Em uma sociedade que se diz democrática, a censura de livros ainda é uma realidade mais presente do que se imagina. Seja por sua linguagem considerada imprópria, por abordagens políticas ousadas ou por temas considerados “perturbadores”, algumas obras foram removidas de bibliotecas, escolas e instituições — exatamente por tratarem do que muitos preferem silenciar. Curiosamente (ou ironicamente), são justamente esses livros que merecem ser lidos.
O Senhor das Moscas, de William Golding
Poucos romances são tão perturbadores — e tão necessários — quanto O Senhor das Moscas. Banido de diversas escolas ao longo das décadas, o livro traz uma narrativa aparentemente simples: um grupo de garotos fica preso em uma ilha deserta. O que se desenrola, no entanto, é um retrato brutal da condição humana quando retirada de toda estrutura civilizatória.
As cenas de violência, a linguagem crua e a desconstrução da inocência infantil assustaram pais e educadores, levando à sua retirada do currículo escolar em muitos países. Ainda assim, a obra continua sendo uma das mais poderosas reflexões sobre moral, poder, medo e barbárie.
Maus, de Art Spiegelman
Em 2022, uma decisão de um conselho educacional nos Estados Unidos retirou Maus das salas de aula por conter palavrões e representações de nudez — mesmo que estilizadas em forma de animais antropomórficos. A obra, porém, é uma das mais premiadas e reconhecidas ao tratar do Holocausto, tendo inclusive vencido o Prêmio Pulitzer em 1992.
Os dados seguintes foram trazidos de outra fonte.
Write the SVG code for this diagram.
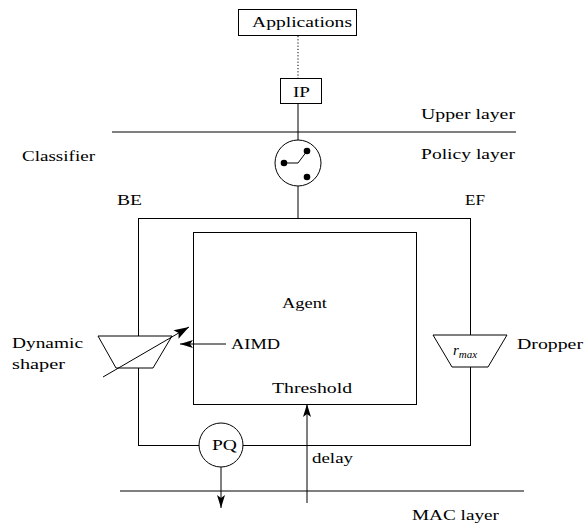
<svg xmlns="http://www.w3.org/2000/svg" width="584" height="528" viewBox="0 0 584 528" font-family="Liberation Serif, Times New Roman, serif">
<style>
text{font-size:15px;fill:#000}
.ln{stroke:#000;stroke-width:1;fill:none}
.sh{stroke:#000;stroke-width:1;fill:#fff}
</style>
<defs>
<marker id="ah" markerUnits="userSpaceOnUse" markerWidth="14" markerHeight="8" refX="13" refY="4" orient="auto" overflow="visible">
<path d="M0,0 L13,4 L0,8 L3,4 Z" fill="#000"/>
</marker>
<marker id="ahb" markerUnits="userSpaceOnUse" markerWidth="16" markerHeight="10" refX="15" refY="5" orient="auto" overflow="visible">
<path d="M0,0 L15,5 L0,10 L3,5 Z" fill="#000"/>
</marker>
</defs>
<rect width="584" height="528" fill="#fff"/>
<g id="layers">
<line class="ln" x1="112" y1="132" x2="516" y2="132"/>
<line class="ln" x1="120" y1="491" x2="524" y2="491"/>
<text x="421" y="119" font-family="Liberation Serif" textLength="94" lengthAdjust="spacingAndGlyphs">Upper layer</text>
<text x="421" y="159" textLength="94" lengthAdjust="spacingAndGlyphs">Policy layer</text>
<text x="412" y="520" textLength="87" lengthAdjust="spacingAndGlyphs">MAC layer</text>
</g>
<g id="connectors">
<line class="ln" x1="298" y1="36" x2="298" y2="78" stroke-dasharray="1.2,2"/>
<line class="ln" x1="298" y1="104" x2="298" y2="140"/>
<line class="ln" x1="298" y1="186" x2="298" y2="218"/>
<rect class="ln" x="138.5" y="218.5" width="332" height="227"/>
<line class="ln" x1="221" y1="467" x2="221" y2="508" marker-end="url(#ah)"/>
<line class="ln" x1="307" y1="503" x2="307" y2="404" marker-end="url(#ah)"/>
<line class="ln" x1="226" y1="344" x2="180" y2="344" marker-end="url(#ah)"/>
</g>
<g id="applications">
<rect class="sh" x="238.5" y="9.5" width="118" height="26"/>
<text x="252" y="27" textLength="100" lengthAdjust="spacingAndGlyphs">Applications</text>
</g>
<g id="ip">
<rect class="sh" x="280.5" y="78.5" width="41" height="25"/>
<text x="293" y="97" textLength="17" lengthAdjust="spacingAndGlyphs">IP</text>
</g>
<g id="classifier">
<circle class="sh" cx="298" cy="163" r="23"/>
<polyline class="ln" points="284,163 298,163 307,151"/>
<circle cx="284" cy="163" r="3.3" fill="#000"/>
<circle cx="307" cy="151" r="3.3" fill="#000"/>
<circle cx="307" cy="177" r="3.3" fill="#000"/>
<text x="22" y="161" textLength="73" lengthAdjust="spacingAndGlyphs">Classifier</text>
</g>
<g id="be"><text x="117" y="205" textLength="25" lengthAdjust="spacingAndGlyphs">BE</text></g>
<g id="ef"><text x="465" y="205" textLength="20" lengthAdjust="spacingAndGlyphs">EF</text></g>
<g id="agent">
<rect class="ln" x="193.5" y="232.5" width="223" height="172"/>
<text x="282" y="308" textLength="45" lengthAdjust="spacingAndGlyphs">Agent</text>
<text x="272" y="393" textLength="80" lengthAdjust="spacingAndGlyphs">Threshold</text>
</g>
<g id="aimd"><text x="231" y="349" textLength="49" lengthAdjust="spacingAndGlyphs">AIMD</text></g>
<g id="shaper">
<polygon class="sh" points="98,336 172,336 153,368 116,368"/>
<line class="ln" x1="103" y1="377" x2="189" y2="327" marker-end="url(#ahb)"/>
<text x="12" y="348" textLength="71" lengthAdjust="spacingAndGlyphs">Dynamic</text>
<text x="12" y="369" textLength="53" lengthAdjust="spacingAndGlyphs">shaper</text>
</g>
<g id="dropper">
<polygon class="sh" points="433,335 507,335 488,367 452,367"/>
<text x="453" y="355" font-style="italic">r<tspan font-size="11" dy="3">max</tspan></text>
<text x="517" y="349" textLength="66" lengthAdjust="spacingAndGlyphs">Dropper</text>
</g>
<g id="pq">
<circle class="sh" cx="221" cy="445" r="22"/>
<text x="212" y="450" textLength="25" lengthAdjust="spacingAndGlyphs">PQ</text>
</g>
<g id="delay"><text x="312" y="463" textLength="41" lengthAdjust="spacingAndGlyphs">delay</text></g>
</svg>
Spiegelman usa o formato de graphic novel para narrar, por meio da história de seu pai, as experiências vividas nos campos de concentração. Com ratos representando judeus e gatos como nazistas, Maus transcende o didatismo histórico para explorar traumas intergeracionais, identidade e a memória coletiva. Sua censura causou indignação internacional — e reacendeu a importância da liberdade de ensino.
Jogos Vorazes, de Suzanne Collins
A série Jogos Vorazes foi alvo de controvérsias nos Estados Unidos, especialmente em escolas que alegavam que a obra incentivava a rebeldia, o comportamento violento e possuía “valores inadequados” para adolescentes. Na verdade, o que incomoda é justamente sua crítica ao autoritarismo, à espetacularização da violência e à alienação social provocada por regimes opressores e pela mídia.
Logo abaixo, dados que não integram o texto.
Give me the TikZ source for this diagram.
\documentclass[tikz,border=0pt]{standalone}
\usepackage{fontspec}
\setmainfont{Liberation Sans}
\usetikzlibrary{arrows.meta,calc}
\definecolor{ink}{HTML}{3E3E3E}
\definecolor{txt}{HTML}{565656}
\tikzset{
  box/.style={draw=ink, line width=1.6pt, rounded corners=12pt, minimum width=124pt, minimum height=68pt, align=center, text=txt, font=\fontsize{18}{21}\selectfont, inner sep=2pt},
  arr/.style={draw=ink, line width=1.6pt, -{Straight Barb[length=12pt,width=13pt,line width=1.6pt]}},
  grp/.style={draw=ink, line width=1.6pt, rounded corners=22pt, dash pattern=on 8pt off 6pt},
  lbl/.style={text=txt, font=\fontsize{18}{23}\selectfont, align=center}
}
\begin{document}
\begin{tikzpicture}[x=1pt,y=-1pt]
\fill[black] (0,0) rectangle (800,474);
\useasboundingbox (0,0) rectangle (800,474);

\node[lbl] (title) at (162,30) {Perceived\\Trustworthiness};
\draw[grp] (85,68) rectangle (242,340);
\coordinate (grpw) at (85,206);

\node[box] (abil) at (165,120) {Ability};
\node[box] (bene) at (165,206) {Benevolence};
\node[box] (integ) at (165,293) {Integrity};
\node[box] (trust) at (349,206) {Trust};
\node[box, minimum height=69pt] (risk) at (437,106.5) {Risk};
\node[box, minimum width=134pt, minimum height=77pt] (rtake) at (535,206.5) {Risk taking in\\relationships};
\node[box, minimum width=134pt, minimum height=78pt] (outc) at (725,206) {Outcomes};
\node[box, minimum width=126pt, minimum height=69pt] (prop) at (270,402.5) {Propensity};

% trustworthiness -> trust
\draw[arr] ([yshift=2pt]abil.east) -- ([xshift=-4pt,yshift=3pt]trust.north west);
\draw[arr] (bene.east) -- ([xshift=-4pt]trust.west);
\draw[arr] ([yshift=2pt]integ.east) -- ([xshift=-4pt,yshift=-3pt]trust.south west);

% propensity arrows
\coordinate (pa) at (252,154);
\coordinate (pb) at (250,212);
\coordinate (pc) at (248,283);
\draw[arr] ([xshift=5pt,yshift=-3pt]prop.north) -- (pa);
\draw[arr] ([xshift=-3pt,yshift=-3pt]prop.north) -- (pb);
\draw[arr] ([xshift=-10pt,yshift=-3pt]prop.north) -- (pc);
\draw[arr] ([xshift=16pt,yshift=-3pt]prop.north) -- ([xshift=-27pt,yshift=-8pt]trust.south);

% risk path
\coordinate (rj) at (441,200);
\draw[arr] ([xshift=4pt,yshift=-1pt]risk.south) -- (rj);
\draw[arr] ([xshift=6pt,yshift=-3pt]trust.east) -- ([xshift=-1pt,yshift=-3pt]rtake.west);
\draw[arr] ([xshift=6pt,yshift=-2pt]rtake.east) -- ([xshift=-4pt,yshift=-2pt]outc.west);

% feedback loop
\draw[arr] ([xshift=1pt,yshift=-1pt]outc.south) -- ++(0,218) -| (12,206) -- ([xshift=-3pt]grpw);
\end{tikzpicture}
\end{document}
Ao colocar adolescentes como protagonistas de um jogo de vida ou morte televisionado, Suzanne Collins escancara a frieza das estruturas de poder e o quanto a vida humana se torna descartável em nome do controle e do entretenimento. Banir um livro que ensina a questionar a obediência cega talvez diga mais sobre quem o censura do que sobre o conteúdo em si.
Doutor Jivago, de Boris Pasternak
Mais do que um romance, Doutor Jivago foi um símbolo político. Escrito por Boris Pasternak em plena União Soviética, a obra critica os efeitos da Revolução Russa e do regime comunista na vida individual e afetiva. Por isso, foi imediatamente censurada no país, e sua publicação só foi possível graças a uma edição clandestina na Itália em 1957.
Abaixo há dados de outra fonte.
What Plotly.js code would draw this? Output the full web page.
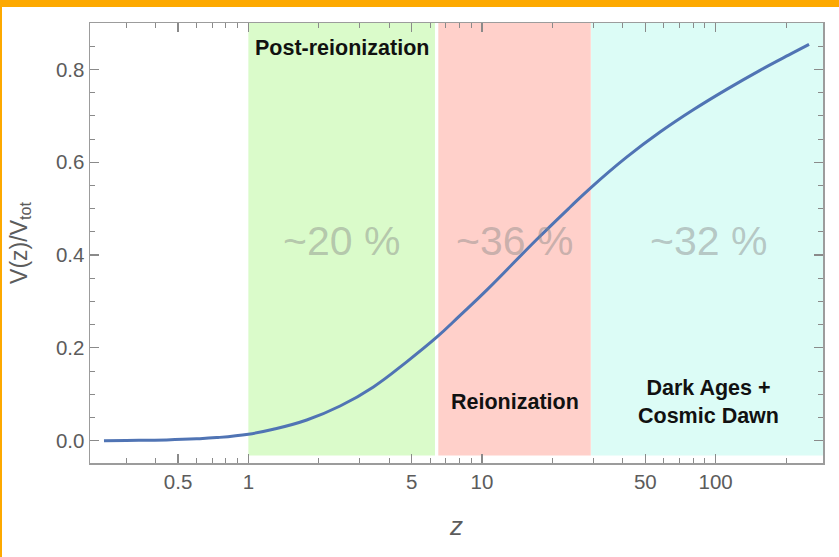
<!DOCTYPE html>
<html>
<head>
<meta charset="utf-8">
<script src="https://cdn.plot.ly/plotly-3.0.1.min.js"></script>
<style>
  html, body { margin: 0; padding: 0; background: #fff; }
  #wrap { position: relative; width: 839px; height: 557px; overflow: hidden; }
  #chart { position: absolute; left: 0; top: 0; width: 839px; height: 557px; }
  .bar-top { position: absolute; left: 0; top: 0; width: 839px; height: 7px; background: #FDA900; z-index: 10; }
  .bar-left { position: absolute; left: 0; top: 0; width: 2px; height: 557px; background: #FDA900; z-index: 10; }
</style>
</head>
<body>
<div id="wrap">
  <div id="chart"></div>
  <div class="bar-top"></div>
  <div class="bar-left"></div>
</div>
<script>
// Curve: redshift z and volume fraction V(z)/Vtot
const zVals = [0.241, 0.3, 0.447, 0.6, 0.732, 1.0, 1.279, 1.778, 2.47, 3.43, 4.76, 6.40, 8.06, 10.5, 17.1, 23.8, 29.5, 41.6, 57.8, 80.2, 111.5, 154.8, 214.8, 251];
const volFrac = [0.0, 0.0006, 0.0018, 0.0040, 0.0067, 0.014, 0.0246, 0.0446, 0.0748, 0.116, 0.170, 0.223, 0.270, 0.325, 0.433, 0.503, 0.547, 0.611, 0.665, 0.713, 0.757, 0.798, 0.836, 0.854];

// Epoch bands (z start, z end), labels, fractions
const regionNames = ["Post-reionization", "Reionization", "Dark Ages +<br>Cosmic Dawn"];
const regionStart = [1.0, 6.5, 29.3];
const regionEnd = [6.29, 29.2, 298];
const regionColors = ["#DAFBCA", "#FFD0CA", "#DCFCF6"];
const regionPercent = ["~20 %", "~36 %", "~32 %"];
const regionLabelY = [0.847, 0.0835, 0.083];
const bandBottom = -0.032;
const bandTop = 0.9;
const percentY = 0.431;

// Axis ticks
const xTickVals = [0.5, 1, 5, 10, 50, 100];
const xTickText = ["0.5", "1", "5", "10", "50", "100"];
const xMinorVals = [0.3, 0.4, 0.6, 0.7, 0.8, 0.9, 2, 3, 4, 6, 7, 8, 9, 20, 30, 40, 60, 70, 80, 90, 200];
const yTickVals = [0.0, 0.2, 0.4, 0.6, 0.8];
const yTickText = ["0.0", "0.2", "0.4", "0.6", "0.8"];

const FONT = "Liberation Sans, Arial, Helvetica, sans-serif";

const traces = [];
regionNames.forEach((n, i) => {
  traces.push({
    type: "scatter", mode: "lines", fill: "toself",
    x: [regionStart[i], regionEnd[i], regionEnd[i], regionStart[i], regionStart[i]],
    y: [bandBottom, bandBottom, bandTop, bandTop, bandBottom],
    fillcolor: regionColors[i], line: {width: 0, color: regionColors[i]},
    hoverinfo: "skip", showlegend: false
  });
});
traces.push({
  type: "scatter", mode: "lines", x: zVals, y: volFrac,
  line: {color: "#5074B4", width: 3, shape: "spline", smoothing: 1.2},
  showlegend: false
});

const annotations = [];
regionNames.forEach((n, i) => {
  const cx = Math.log10(Math.sqrt(regionStart[i] * regionEnd[i]));
  annotations.push({
    x: cx, y: regionLabelY[i], xref: "x", yref: "y", text: "<b>" + n + "</b>",
    showarrow: false, font: {family: FONT, size: 21.5, color: "#111"},
    xanchor: "center", yanchor: "middle"
  });
  annotations.push({
    x: cx, y: percentY, xref: "x", yref: "y", text: regionPercent[i],
    showarrow: false, font: {family: FONT, size: 41, color: "rgba(135,135,135,0.45)"},
    xanchor: "center", yanchor: "middle"
  });
});

const axisCommon = {
  showline: true, linecolor: "#9c9c9c", linewidth: 1.5,
  mirror: "allticks", ticks: "inside", ticklen: 9, tickwidth: 1.2, tickcolor: "#8a8a8a",
  showgrid: false, zeroline: false,
  tickfont: {family: FONT, size: 20.5, color: "#5c5c5c"}
};

const layout = {
  width: 839, height: 557,
  margin: {l: 90, r: 16, t: 23, b: 94},
  paper_bgcolor: "#fff", plot_bgcolor: "#fff",
  annotations: annotations,
  xaxis: Object.assign({}, axisCommon, {
    type: "log", range: [Math.log10(0.21), Math.log10(288)],
    tickmode: "array", tickvals: xTickVals, ticktext: xTickText,
    minor: {tickmode: "array", tickvals: xMinorVals, ticks: "inside", ticklen: 5, tickwidth: 1, tickcolor: "#8a8a8a", showgrid: false},
    title: {text: "<i>z</i>", font: {family: FONT, size: 26, color: "#5c5c5c"}, standoff: 24}
  }),
  yaxis: Object.assign({}, axisCommon, {
    range: [-0.048, 0.9],
    tickmode: "array", tickvals: yTickVals, ticktext: yTickText,
    minor: {dtick: 0.05, ticks: "inside", ticklen: 5, tickwidth: 1, tickcolor: "#8a8a8a", showgrid: false},
    title: {text: "V(z)/V<sub>tot</sub>", font: {family: FONT, size: 23, color: "#5c5c5c"}, standoff: 22}
  })
};

Plotly.newPlot("chart", traces, layout, {displayModeBar: false, staticPlot: true});
</script>
</body>
</html>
A repercussão foi tamanha que Pasternak recebeu o Prêmio Nobel de Literatura em 1958 — que foi forçado a recusar por pressão do governo soviético. A censura a Doutor Jivago transformou o livro em um instrumento de disputa durante a Guerra Fria, usado pelo Ocidente como símbolo da repressão intelectual no bloco comunista.
Conclusão
Livros banidos, antes de serem descartados, merecem ser revisitados. Cada censura revela mais sobre os medos da sociedade do que sobre os perigos da obra. E é justamente nesse ponto de incômodo que mora a potência da literatura: a de romper silêncios e abrir caminhos. Ler é sempre um ato político — e em tempos de controle e polarização, pode ser também um ato de coragem.